In collaboration with the Department of History of Art, the Centre for Modern Studies, and the Centre for Eighteenth-Century Studies, we are pleased to announce our one-day Victorian Studies conference, on the topic of “Victorian Expansions.” Supported by the British Association for Victorian Studies, this conference aims to explore and contribute to the current drive towards diversifying and decolonising Victorian studies, by expanding its established geographical (beyond the British Isles), chronological, and disciplinary boundaries.
Schedule for the day
- 10am-10.30 am – Registration and welcome
Coffee and pastries will be provided.
10.30am-12pm
Panel 1: Victorian Legacies: Expanding the Field
1. Alex Bubb (University of Roehampton): “Untapped Potential: How Victorianists Can Advance Translation Studies.”

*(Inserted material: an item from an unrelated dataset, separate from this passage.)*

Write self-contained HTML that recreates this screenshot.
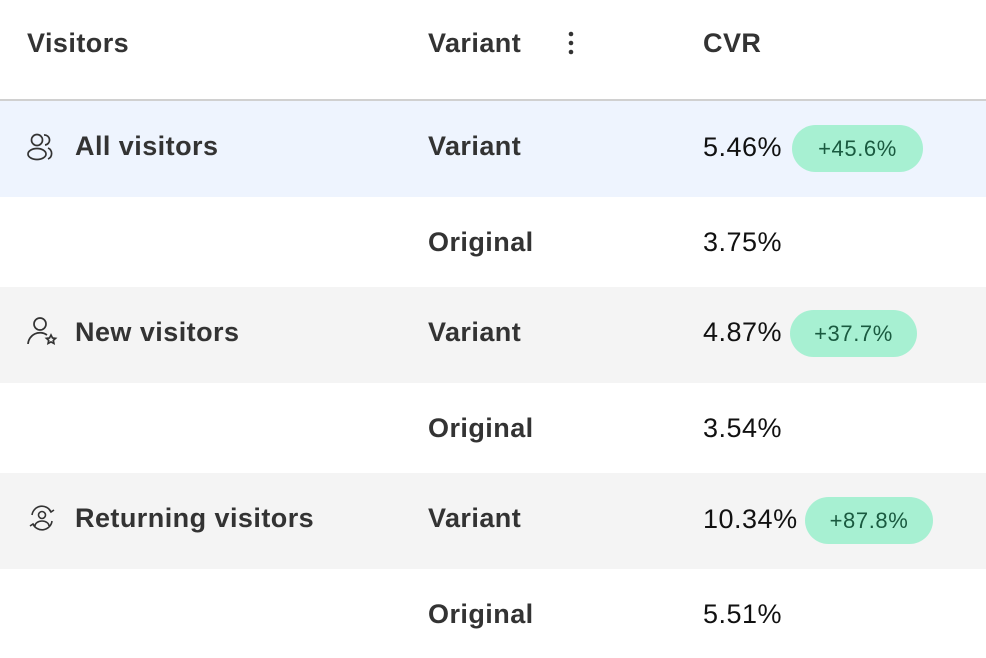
<!DOCTYPE html>
<html><head><style>
body{margin:0;width:986px;height:658px;overflow:hidden;background:#fff;font-family:"Liberation Sans",Arial,sans-serif;}
.r{position:absolute;left:0;width:986px;}
.t{position:absolute;font-size:27px;line-height:30px;color:#333;font-weight:bold;white-space:nowrap;letter-spacing:0.45px;}
.v{position:absolute;font-size:27px;line-height:30px;color:#111;white-space:nowrap;letter-spacing:0.5px;}
.p{position:absolute;height:47px;border-radius:24px;background:#a7f0d2;color:#1a5a40;font-size:22px;line-height:47px;text-align:center;letter-spacing:0.6px;}
svg{position:absolute;}
</style></head><body>
<div class="r" style="top:0;height:99px;background:#fff"></div>
<div class="r" style="top:99px;height:2px;background:#d0d0d0"></div>
<div class="r" style="top:101px;height:96px;background:#eef4fe"></div>
<div class="r" style="top:287px;height:96px;background:#f4f4f4"></div>
<div class="r" style="top:473px;height:96px;background:#f4f4f4"></div>

<div class="t" style="left:27px;top:28px">Visitors</div>
<div class="t" style="left:428px;top:28px">Variant</div>
<div class="t" style="left:703px;top:28px">CVR</div>
<svg style="left:566px;top:30px" width="10" height="28"><circle cx="5" cy="4" r="2.3" fill="#333"/><circle cx="5" cy="13" r="2.3" fill="#333"/><circle cx="5" cy="22" r="2.3" fill="#333"/></svg>

<svg style="left:26px;top:132px" width="32" height="30" fill="none" stroke="#333" stroke-width="1.7"><circle cx="11" cy="8" r="5.5"/><ellipse cx="11" cy="22" rx="9" ry="5.5"/><path d="M18 3a5 5 0 0 1 1 10M22 16a6 6 0 0 1 0 11"/></svg>
<div class="t" style="left:75px;top:131px">All visitors</div>
<div class="t" style="left:428px;top:131px">Variant</div>
<div class="v" style="left:703px;top:132px">5.46%</div>
<div class="p" style="left:792px;top:125px;width:131px">+45.6%</div>

<div class="t" style="left:428px;top:227px">Original</div>
<div class="v" style="left:703px;top:227px">3.75%</div>

<svg style="left:26px;top:316px" width="32" height="32" fill="none" stroke="#333" stroke-width="1.7"><circle cx="14" cy="8" r="6"/><path d="M2 28a12 12 0 0 1 19-9"/><path d="M25 19l1.5 3 3 .4-2.2 2 .6 3-2.9-1.5-2.9 1.5.6-3-2.2-2 3-.4z"/></svg>
<div class="t" style="left:75px;top:317px">New visitors</div>
<div class="t" style="left:428px;top:317px">Variant</div>
<div class="v" style="left:703px;top:317px">4.87%</div>
<div class="p" style="left:790px;top:310px;width:127px">+37.7%</div>

<div class="t" style="left:428px;top:413px">Original</div>
<div class="v" style="left:703px;top:413px">3.54%</div>

<svg style="left:28px;top:505px" width="30" height="28" fill="none" stroke="#333" stroke-width="1.6"><circle cx="14" cy="10" r="3.5"/><path d="M7 21a7 5 0 0 1 14 0"/><path d="M4 10a10 10 0 0 1 19-3M24 16a10 10 0 0 1-19 3"/><path d="M21 4l2 3 3-2M7 22l-2-3-3 2"/></svg>
<div class="t" style="left:75px;top:503px">Returning visitors</div>
<div class="t" style="left:428px;top:503px">Variant</div>
<div class="v" style="left:703px;top:504px">10.34%</div>
<div class="p" style="left:805px;top:497px;width:128px">+87.8%</div>

<div class="t" style="left:428px;top:599px">Original</div>
<div class="v" style="left:703px;top:599px">5.51%</div>
</body></html>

2. Katherine Fry (King’s College London): “Black Heritage and Legacies of Victorian Song: Networking the Career of Amanda Ira Aldridge” (1866-1956).

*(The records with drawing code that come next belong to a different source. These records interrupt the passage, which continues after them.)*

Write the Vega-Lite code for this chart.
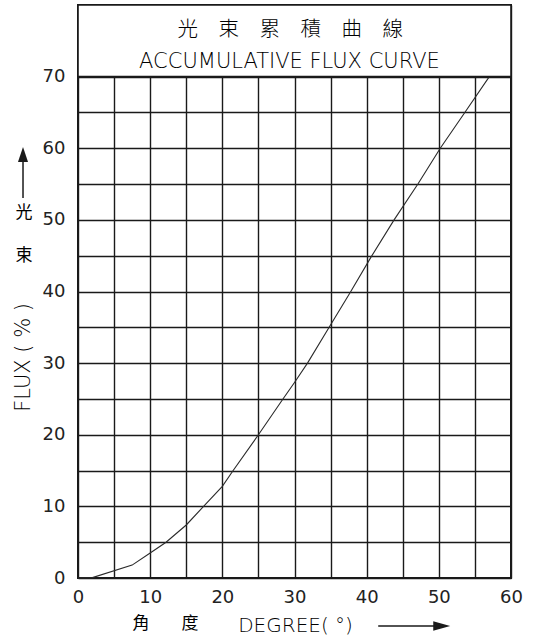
{
  "$schema": "https://vega.github.io/schema/vega-lite/v6.json",
  "width": 433,
  "height": 573,
  "autosize": {"type": "none"},
  "padding": {"left": 78, "top": 5, "right": 33, "bottom": 64},
  "background": "white",
  "config": {
    "view": {"stroke": "#1a1a1a", "strokeWidth": 2},
    "font": "DejaVu Sans",
    "text": {"color": "#000000"}
  },
  "datasets": {
    "curve": [
      {"deg": 0, "flux": 0},
      {"deg": 2, "flux": 0.05},
      {"deg": 7.5, "flux": 1.8},
      {"deg": 10, "flux": 3.5},
      {"deg": 12.2, "flux": 5},
      {"deg": 15, "flux": 7.4},
      {"deg": 17.4, "flux": 10},
      {"deg": 20, "flux": 12.8},
      {"deg": 21.5, "flux": 15},
      {"deg": 25, "flux": 20},
      {"deg": 28.4, "flux": 25},
      {"deg": 30, "flux": 27.3},
      {"deg": 31.8, "flux": 30},
      {"deg": 34.8, "flux": 35},
      {"deg": 37.8, "flux": 40},
      {"deg": 40.6, "flux": 44.8},
      {"deg": 43.8, "flux": 50},
      {"deg": 47.1, "flux": 55},
      {"deg": 50.2, "flux": 60},
      {"deg": 53.6, "flux": 65},
      {"deg": 57, "flux": 70}
    ],
    "one": [{}]
  },
  "layer": [
    {
      "data": {"name": "curve"},
      "mark": {"type": "line", "color": "#2a2a2a", "strokeWidth": 1.1},
      "encoding": {
        "x": {
          "field": "deg", "type": "quantitative",
          "scale": {"domain": [0, 60], "nice": false, "zero": false},
          "axis": {
            "title": null,
            "values": [0, 5, 10, 15, 20, 25, 30, 35, 40, 45, 50, 55, 60],
            "tickCount": 30,
            "labelExpr": "datum.value % 10 === 0 ? datum.label : ''",
            "grid": true, "gridColor": "#1a1a1a", "gridWidth": 1.4, "gridOpacity": 1,
            "ticks": false, "domain": false,
            "labelFontSize": 18, "labelColor": "#222", "labelPadding": 10,
            "labelFont": "DejaVu Sans", "labelFlush": false, "labelOverlap": false
          }
        },
        "y": {
          "field": "flux", "type": "quantitative",
          "scale": {"domain": [0, 80], "nice": false, "zero": false},
          "axis": {
            "title": null,
            "values": [0, 5, 10, 15, 20, 25, 30, 35, 40, 45, 50, 55, 60, 65, 70],
            "tickCount": 30,
            "labelExpr": "datum.value % 10 === 0 ? datum.label : ''",
            "grid": true, "gridColor": "#1a1a1a", "gridWidth": 1.4, "gridOpacity": 1,
            "ticks": false, "domain": false,
            "labelFontSize": 18, "labelColor": "#222", "labelPadding": 13,
            "labelFont": "DejaVu Sans", "labelFlush": false, "labelOverlap": false
          }
        }
      }
    },
    {
      "data": {"name": "one"},
      "mark": {"type": "rect", "fill": "white", "stroke": "#1a1a1a", "strokeWidth": 1.6},
      "encoding": {
        "x": {"datum": 0, "type": "quantitative"},
        "x2": {"datum": 60},
        "y": {"datum": 70, "type": "quantitative"},
        "y2": {"datum": 80}
      }
    },
    {
      "data": {"name": "one"},
      "mark": {"type": "text", "font": "Noto Sans CJK TC", "fontSize": 20.5, "fontWeight": 300, "align": "center", "baseline": "middle"},
      "encoding": {
        "x": {"datum": 29.4, "type": "quantitative"},
        "y": {"datum": 76.5, "type": "quantitative"},
        "text": {"value": "光　束　累　積　曲　線"}
      }
    },
    {
      "data": {"name": "one"},
      "mark": {"type": "text", "font": "DejaVu Sans", "fontSize": 21, "fontWeight": 200, "align": "center", "baseline": "alphabetic"},
      "encoding": {
        "x": {"datum": 29.3, "type": "quantitative"},
        "y": {"datum": 71.2, "type": "quantitative"},
        "text": {"value": "ACCUMULATIVE FLUX CURVE"}
      }
    },
    {
      "data": {"name": "one"},
      "mark": {"type": "text", "font": "DejaVu Sans", "fontSize": 21, "fontWeight": 200, "align": "center", "baseline": "alphabetic", "angle": 270},
      "encoding": {
        "x": {"datum": -6.65, "type": "quantitative"},
        "y": {"datum": 30.8, "type": "quantitative"},
        "text": {"value": "FLUX  ( % )"}
      }
    },
    {
      "data": {"name": "one"},
      "mark": {"type": "text", "font": "Noto Sans CJK TC", "fontSize": 17, "align": "center", "baseline": "middle"},
      "encoding": {
        "x": {"datum": -7.48, "type": "quantitative"},
        "y": {"datum": 51, "type": "quantitative"},
        "text": {"value": "光"}
      }
    },
    {
      "data": {"name": "one"},
      "mark": {"type": "text", "font": "Noto Sans CJK TC", "fontSize": 17, "align": "center", "baseline": "middle"},
      "encoding": {
        "x": {"datum": -7.48, "type": "quantitative"},
        "y": {"datum": 45, "type": "quantitative"},
        "text": {"value": "束"}
      }
    },
    {
      "data": {"name": "one"},
      "mark": {"type": "rule", "color": "#1a1a1a", "strokeWidth": 1.5},
      "encoding": {
        "x": {"datum": -7.62, "type": "quantitative"},
        "y": {"datum": 53.05, "type": "quantitative"},
        "y2": {"datum": 59}
      }
    },
    {
      "data": {"name": "one"},
      "mark": {"type": "point", "shape": "M0,-1L0.67,1L-0.67,1Z", "size": 225, "filled": true, "color": "#1a1a1a", "opacity": 1},
      "encoding": {
        "x": {"datum": -7.62, "type": "quantitative"},
        "y": {"datum": 59.13, "type": "quantitative"}
      }
    },
    {
      "data": {"name": "one"},
      "mark": {"type": "text", "font": "Noto Sans CJK TC", "fontSize": 17, "align": "center", "baseline": "middle"},
      "encoding": {
        "x": {"datum": 8.73, "type": "quantitative"},
        "y": {"datum": -6.42, "type": "quantitative"},
        "text": {"value": "角"}
      }
    },
    {
      "data": {"name": "one"},
      "mark": {"type": "text", "font": "Noto Sans CJK TC", "fontSize": 17, "align": "center", "baseline": "middle"},
      "encoding": {
        "x": {"datum": 15.52, "type": "quantitative"},
        "y": {"datum": -6.42, "type": "quantitative"},
        "text": {"value": "度"}
      }
    },
    {
      "data": {"name": "one"},
      "mark": {"type": "text", "font": "DejaVu Sans", "fontSize": 20, "fontWeight": 200, "align": "left", "baseline": "alphabetic"},
      "encoding": {
        "x": {"datum": 22.2, "type": "quantitative"},
        "y": {"datum": -7.54, "type": "quantitative"},
        "text": {"value": "DEGREE( °)"}
      }
    },
    {
      "data": {"name": "one"},
      "mark": {"type": "rule", "color": "#1a1a1a", "strokeWidth": 1.5},
      "encoding": {
        "x": {"datum": 41.6, "type": "quantitative"},
        "x2": {"datum": 50.4},
        "y": {"datum": -6.7, "type": "quantitative"}
      }
    },
    {
      "data": {"name": "one"},
      "mark": {"type": "point", "shape": "M1,0L-1,-0.55L-1,0.55Z", "size": 289, "filled": true, "color": "#1a1a1a", "opacity": 1},
      "encoding": {
        "x": {"datum": 50.4, "type": "quantitative"},
        "y": {"datum": -6.7, "type": "quantitative"}
      }
    }
  ]
}
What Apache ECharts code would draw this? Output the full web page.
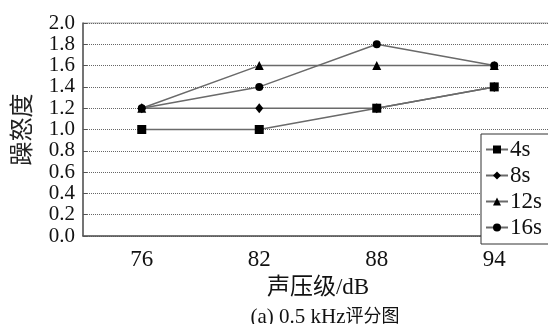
<!DOCTYPE html>
<html>
<head>
<meta charset="utf-8">
<script src="https://cdn.jsdelivr.net/npm/echarts@6/dist/echarts.min.js"></script>
<style>
  html, body { margin: 0; padding: 0; background: #fff; }
  #chart { width: 548px; height: 324px; }
</style>
</head>
<body>
<div id="chart"></div>
<script>
const categories = ['76', '82', '88', '94']
const seriesNames = ['4s', '8s', '12s', '16s']
const s4 = [1.0, 1.0, 1.2, 1.4]
const s8 = [1.2, 1.2, 1.2, 1.4]
const s12 = [1.2, 1.6, 1.6, 1.6]
const s16 = [1.2, 1.4, 1.8, 1.6]
const symbols = ['rect', 'diamond', 'triangle', 'circle']
const symbolSizes = [9, [8, 10], 9, 8]

const font = '"Liberation Serif", "Noto Sans CJK SC", serif'
const chart = echarts.init(document.getElementById('chart'))

const values = [s4, s8, s12, s16]
const series = values.map((v, i) => ({
  name: seriesNames[i],
  type: 'line',
  data: v,
  symbol: symbols[i],
  symbolSize: symbolSizes[i],
  itemStyle: { color: '#000' },
  lineStyle: { color: '#6a6a6a', width: 1.5 },
  animation: false
}))

chart.setOption({
  animation: false,
  title: {
    text: '{a|(a) 0.5 kHz}{b|评分图}',
    left: 320,
    textAlign: 'center',
    top: 302,
    textStyle: {
      fontWeight: 'normal',
      rich: {
        a: { fontFamily: font, fontSize: 21, fontWeight: 'normal', color: '#111', lineHeight: 20 },
        b: { fontFamily: font, fontSize: 18, fontWeight: 'normal', color: '#111', lineHeight: 20 }
      }
    }
  },
  grid: {
    left: 83,
    right: -5,
    top: 23,
    bottom: 88,
    containLabel: false,
    outerBoundsMode: 'none',
    show: true,
    borderColor: '#aaa',
    borderWidth: 1
  },
  legend: {
    data: seriesNames,
    orient: 'vertical',
    left: 481,
    top: 134,
    width: 80,
    padding: [4, 20, 5, 4],
    itemWidth: 22,
    itemHeight: 10,
    itemGap: 3,
    borderColor: '#333',
    borderWidth: 1,
    backgroundColor: '#fff',
    textStyle: { fontFamily: font, fontSize: 23, color: '#111', padding: [0, 0, 0, -3] }
  },
  xAxis: {
    type: 'category',
    data: categories,
    name: '声压级/dB',
    nameLocation: 'middle',
    nameGap: 40,
    nameTextStyle: { fontFamily: font, fontSize: 23, color: '#111' },
    axisLine: { lineStyle: { color: '#555', width: 1.5 } },
    axisTick: { inside: true, length: 5, lineStyle: { color: '#555' } },
    axisLabel: { fontFamily: font, fontSize: 23, color: '#111', margin: 12 },
    splitLine: { show: false }
  },
  yAxis: {
    type: 'value',
    min: 0,
    max: 2,
    interval: 0.2,
    name: '躁怒度',
    nameLocation: 'middle',
    nameRotate: 90,
    nameGap: 47,
    nameTextStyle: { fontFamily: font, fontSize: 24, color: '#222' },
    axisLine: { show: true, lineStyle: { color: '#555', width: 1.5 } },
    axisTick: { show: true, inside: true, length: 4, lineStyle: { color: '#555' } },
    axisLabel: {
      fontFamily: font,
      fontSize: 21,
      color: '#111',
      margin: 8,
      showMinLabel: true,
      showMaxLabel: true,
      hideOverlap: false,
      formatter: v => v.toFixed(1)
    },
    splitLine: { lineStyle: { type: 'dotted', color: '#666', width: 1 } }
  },
  series: series
})
</script>
</body>
</html>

3. Pritika Pradhan (University of York): “Details and ‘life itself’: The Afterlife of Victorian Details in Modernist Images and Impressions.”
- Coffee break: 12-12.15pm.
12.15-1.15pm
“Imperial Homes”: Creative Reading and Q & A with Professor Malachi McIntosh.
- 1.15-2.15 pm: Lunch.
2.15-3.45pm
Panel 2: Imperial Dissolutions, Archival Excavations
1. Ushashi Dasgupta (University of Oxford): “Dickens, Bankim, and the Politics of Speech.”
2. Yasmin Akhter (Royal Holloway, University of London): “Displacing the imperial archive.”
3. Olivia Majumdar (University of Cambridge): “The Lives of Others: Eurasian Women in 19th century Florence.”
- 3.45-4pm: Coffee break.
4pm-5.30pm
Panel 3: Legible Images, Radiant Words
1. Marcus Waithe (University of Cambridge): “The Radiant Word: Alphabetical Traces of John Ruskin.”
2. Jason Edwards (University of York): “Sly Materiality? Joshua Reynolds’s c.1766 portrait of Captain John Foote.”
3. Nicholas Dunn-McAfee (University of York): “Writing on the Canvas: Form and the Viewer-Reader in Dante Gabriel Rossetti’s Proserpine.” (1874)
6-7.30pm
Keynote lecture [Public lecture]
Professor Tim Barringer (Yale University): “Art/Music—India/Britain, 1886-1914.”